NASA’s Plan to Get to The Moon by 2024 Isn’t Ready yet

BY admin May 14, 2019 Air & Space 9 views

Members of Congress grilled representatives from NASA today over the agency’s failure to deliver a plan for getting back to the Moon within five years.

An artistic rendering of NASA’s future lunar Gateway
 Image: NASA

Members of Congress grilled representatives from NASA today over the agency’s failure to deliver a plan for getting back to the Moon within five years. The plan was supposed to be ready by mid-April but NASA officials say it’ll probably be a couple more weeks until the details are finalized and delivered.

On March 26th, Vice President Mike Pence challenged NASA to return humans to the surface of the Moon by 2024 during a speech at a meeting of the National Space Council. It marked a significant change in deadlines for NASA, which had been targeting 2028 for its first human landings on the lunar surface. But Pence said that NASA had a plan to accelerate these landings and that NASA administrator Jim Bridenstine had divulged the details five minutes before the speech.

However, Pence did not go into those details, and they’ve remained mostly unknown ever since. On April 2nd, Bridenstine told the House Science Committee that NASA was developing an amendment to the president’s budget request that would include cost estimates and details for meeting the administration’s challenge. When asked if NASA could deliver the amendment by April 15th, Bridenstine said that the agency would “get really close.”

It’s now been over three weeks since April 15th. Today, members of the House Science Committee expressed their frustration over the fact that the amendment isn’t ready yet. “The lack of planning evidence so far is no way to run our nation’s human space exploration program,” Rep. Kendra Horn (D-OK) said during a hearing of the committee today on NASA’s deep space exploration plans. “The 2024 missive left NASA in a tizzy scrambling to develop a plan and hastening to pull together a budget amendment that still has not been delivered to Congress.”

Horn demanded to know why the amendment isn’t ready yet during today’s hearing. “We recognize that this is a really serious challenge we have to weigh in front of us, and we need a really solid plan,” William Gerstenmaier, NASA’s associate administrator for human exploration and an expert at today’s hearing, responded. He added: “We need to make sure it’s all integrated and all put together in a way that really makes sense.”

Gerstenmaier noted that the amendment also has to get approval from the White House, which may also be slowing things down. However, he claimed that details will be ready soon. “We’re probably several weeks away, maybe a week to two weeks away from being able to give you a plan,” he said.

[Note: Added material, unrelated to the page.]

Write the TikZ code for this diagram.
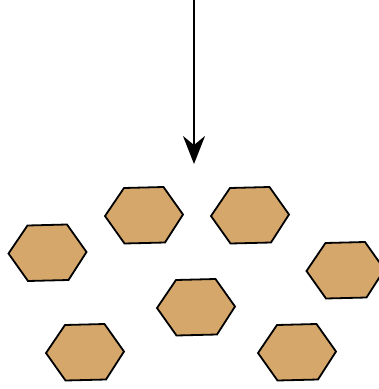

Bridenstine did say during a Senate hearing last week that the Moon program will not exceed more than $8 billion extra a year, as some reports have indicated. But when Rep. Mo Brooks (R-AL) asked how much money Congress could expect to see in the amendment, NASA’s experts at the hearing wouldn’t budge. “At this point in time it’s still under discussion,” Mark Sirangelo, a special assistant the NASA administrator tasked with getting the agency to the Moon, said at the hearing.

Up until now, NASA officials have only given a broad overview of how this faster lunar return will work. The plan will seemingly incorporate most of the vehicles and hardware that NASA had planned for a 2028 Moon mission, just on an accelerated timeline. NASA hopes to create a station around the Moon called the Gateway, which will serve as platform for astronauts to travel to and from the lunar surface. The agency is also developing a giant rocket called the Space Launch System, and a crew capsule called Orion that will transport astronauts to the Gateway. And NASA will also need new human lunar landers that can take people from the Gateway to the Moon’s surface.

Administrator Bridenstine has noted that all of this architecture will be needed for a faster lunar return, but that NASA will emphasize getting things done quickly. “The first phase is speed,” Bridenstine said during a speech at the Space Symposium in April. “We want to get those boots on the Moon as soon as possible.”

Details of how NASA plans to meet that need for speed should come in the new budget amendment. In the meantime, some important development is at a stall at NASA while the agency figures out its next steps. When asked by Horn if NASA had appropriate lunar spacesuits for the upcoming Moon mission, Gerstenmaier said that the agency would develop new ones once it had an idea of what the astronauts will be doing on their first mission. “Then, based on that, we’re going to probably develop a suit to move forward in that direction,” he said.

Even once that plan is finalized, there is still uncertainty moving forward. Any budget that NASA and the White House come up with for the 2024 Moon plan must be approved by Congress, and representatives are clearly frustrated already. “At present we have a White House directive to land humans on the Moon in five years, but no plan, and no budget details on how to do so, and no integrated human space exploration roadmap laying out how we can best achieve the horizon goal, Mars,” said Horn. “In essence, we’re flying blind.”